Gadzooks it seems the news is alive with all sorts of exciting developments in the realm of lightbulbs! Here is an article about a group of researchers who have created the smallest light bulb in the world. Zoinks! Stay tuned for the worlds biggest light bulb coming next.

Dr. Z



Some bright researchers say they’ve created the world’s smallest incandescent lamp, so teeny it’s invisible except when lit.

The lamp’s filament is just 100 atoms wide. It is made from a single carbon nanotube.

When lit, the itty bitty bulb can be seen with the unaided eye as a point of light, the scientists say.

Thomas Edison’s light bulbs also used carbon filaments. But the new filament, created at UCLA, is 100,000 times narrower and 10,000 times shorter than those made by Edison.

But why?

The breakthrough comes at a time when inventors are moving away from incandescents, even looking beyond the green-leaning compact fluorescent bulbs (CFLs), and trying to figure out how to make LED lights cheap enough to take over the job of lighting homes and offices.

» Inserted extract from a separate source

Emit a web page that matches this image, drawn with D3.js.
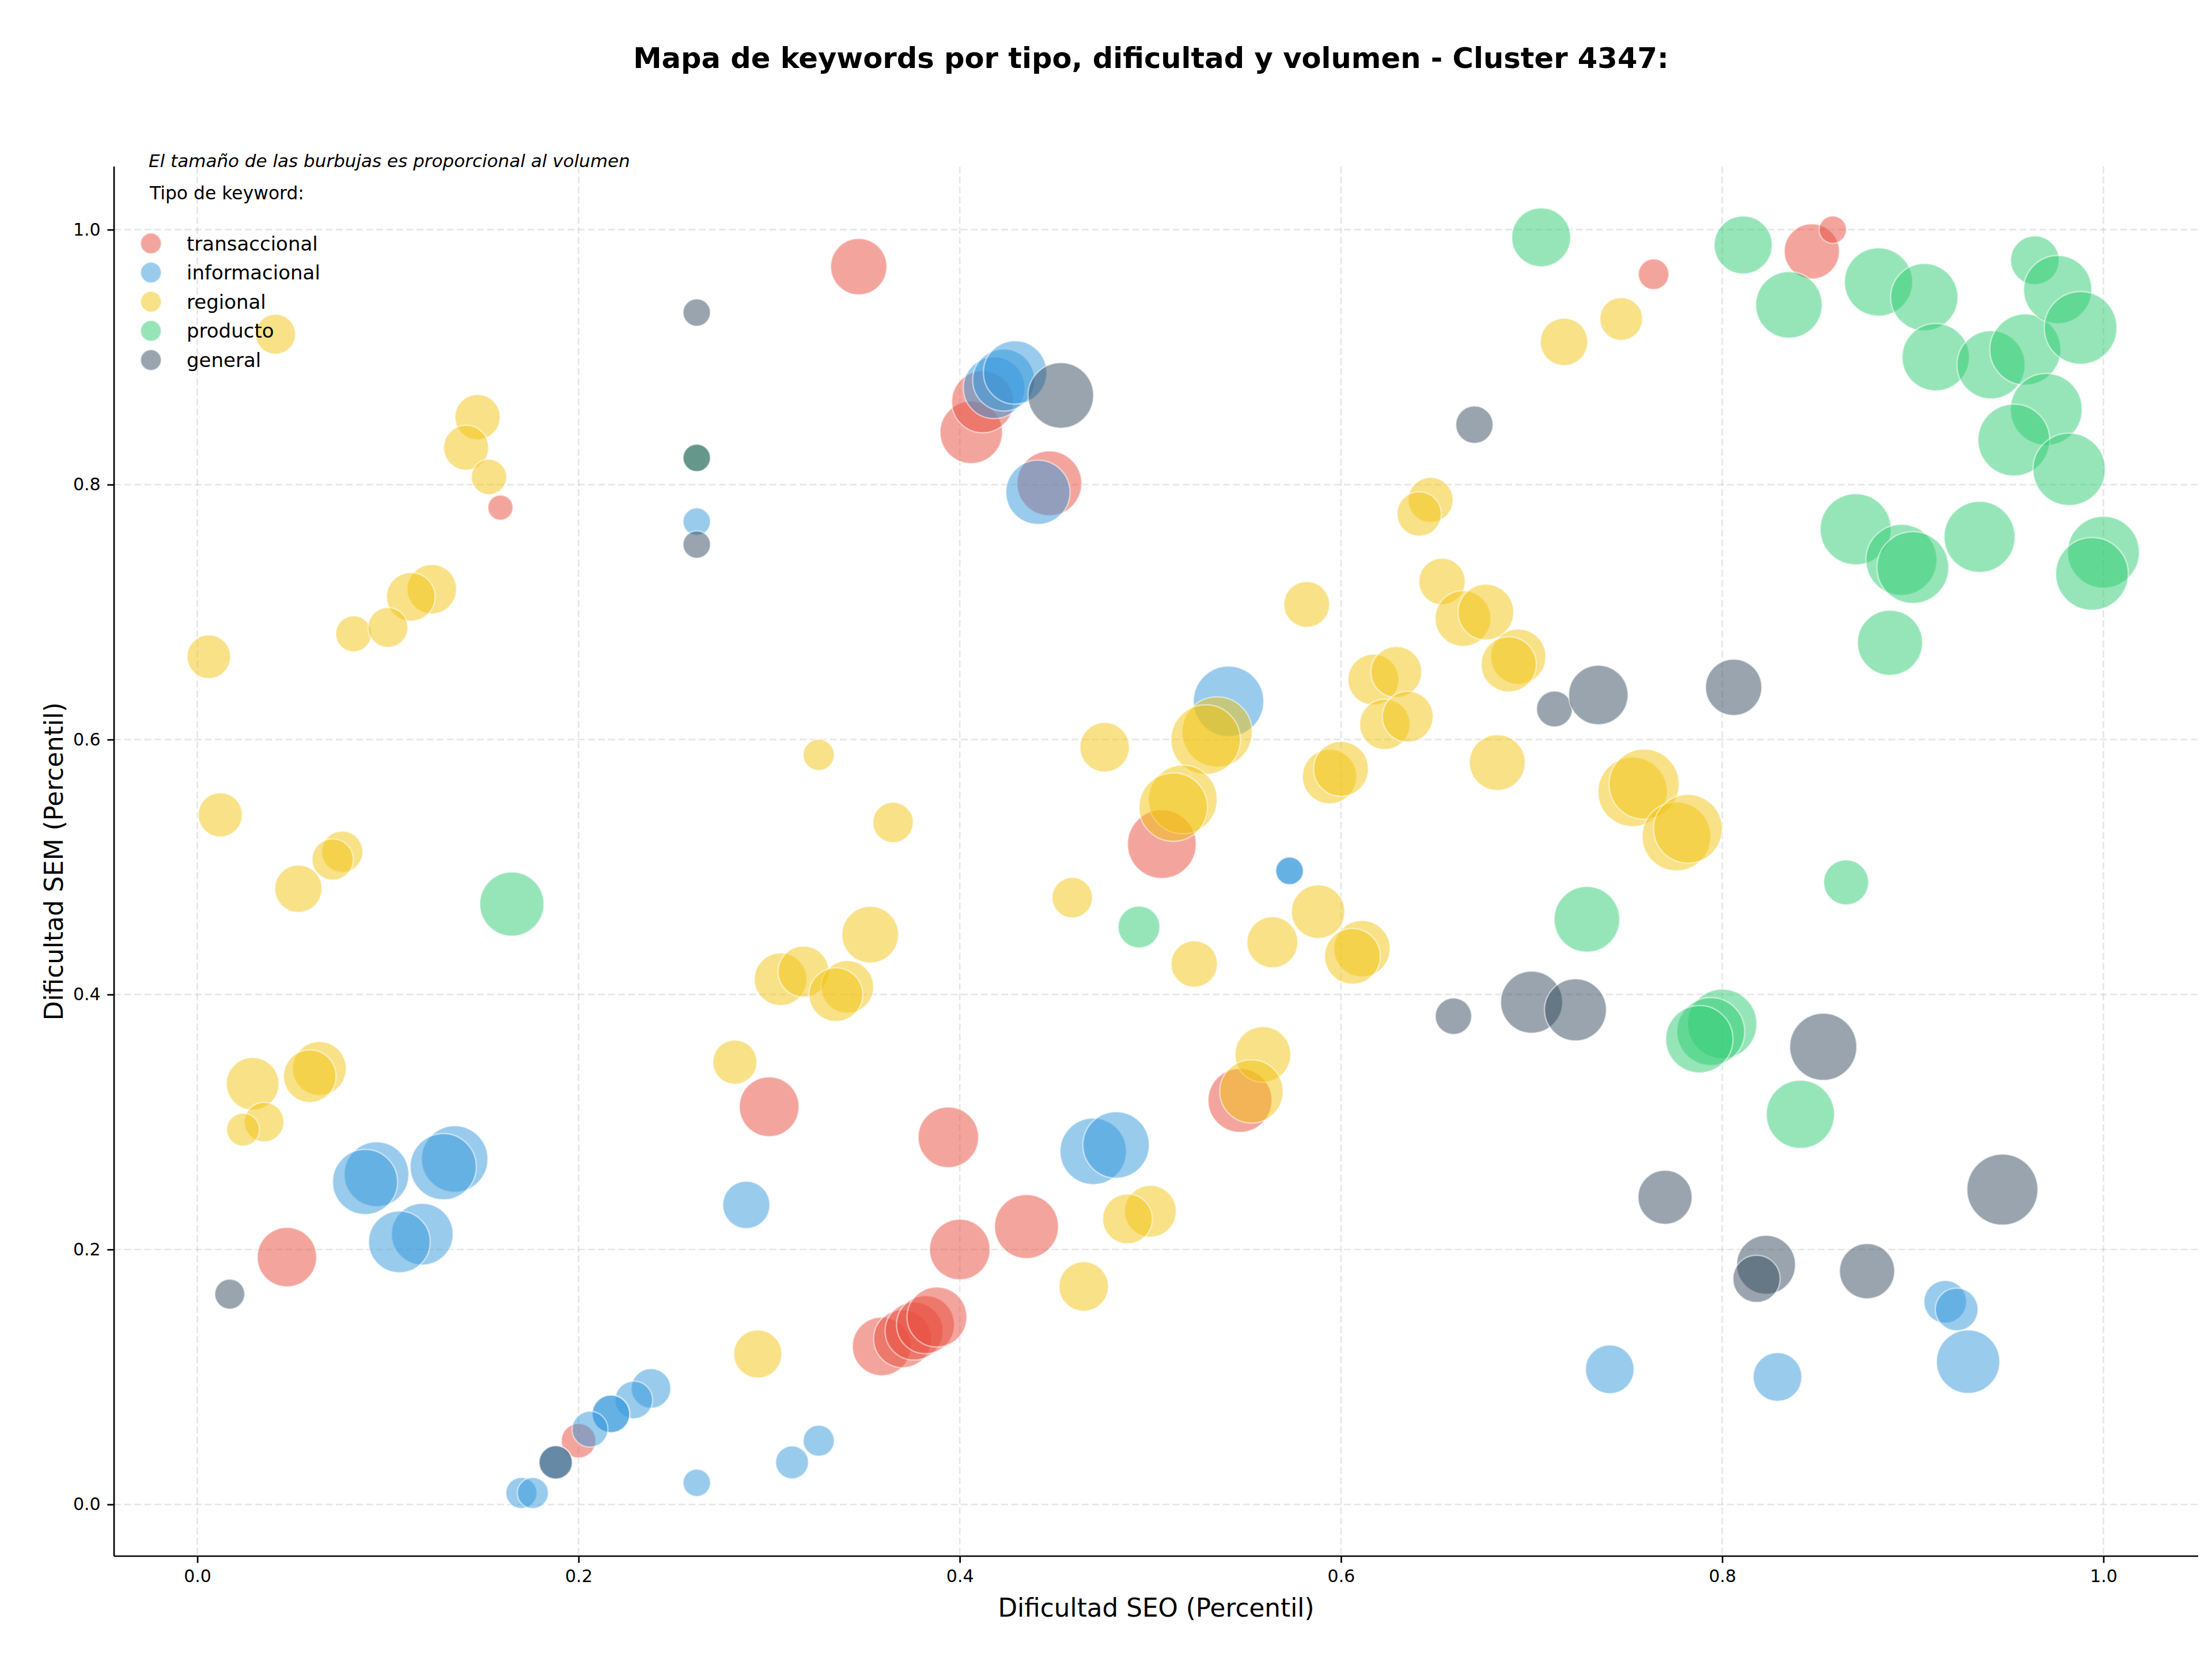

So why does this miniscule feat matter?

The filament is big enough to apply the statistical assumptions of thermodynamics, which are longstanding rules about how stuff works when lots of particles are involved, the researchers explained. Yet it is also small enough to be considered molecular, meaning the laws of quantum mechanics — involving very few particles — apply.

Big picture

In lay terms, the invention is aimed at helping the scientists better understand how the physics of large things and the physics of invisible things are, perhaps, related. Or, as they put it:

“Our goal is to understand how Planck’s law gets modified at small length scales,” said Chris Regan, assistant professor of physics and astronomy at the university. “Because both the topic (black-body radiation) and the size scale (nano) are on the boundary between the two theories, we think this is a very promising system to explore.”

If no lights went on for you there, be comforted by the thought that all this bears on the hoped-for “theory of everything” that, if discovered, would help explain gravity and how the universe works and also probably put a lot of physicists out of work.

The work, funded by the National Science Foundation, is explained in the May 5 in the online edition of the journal Physical Review Letters.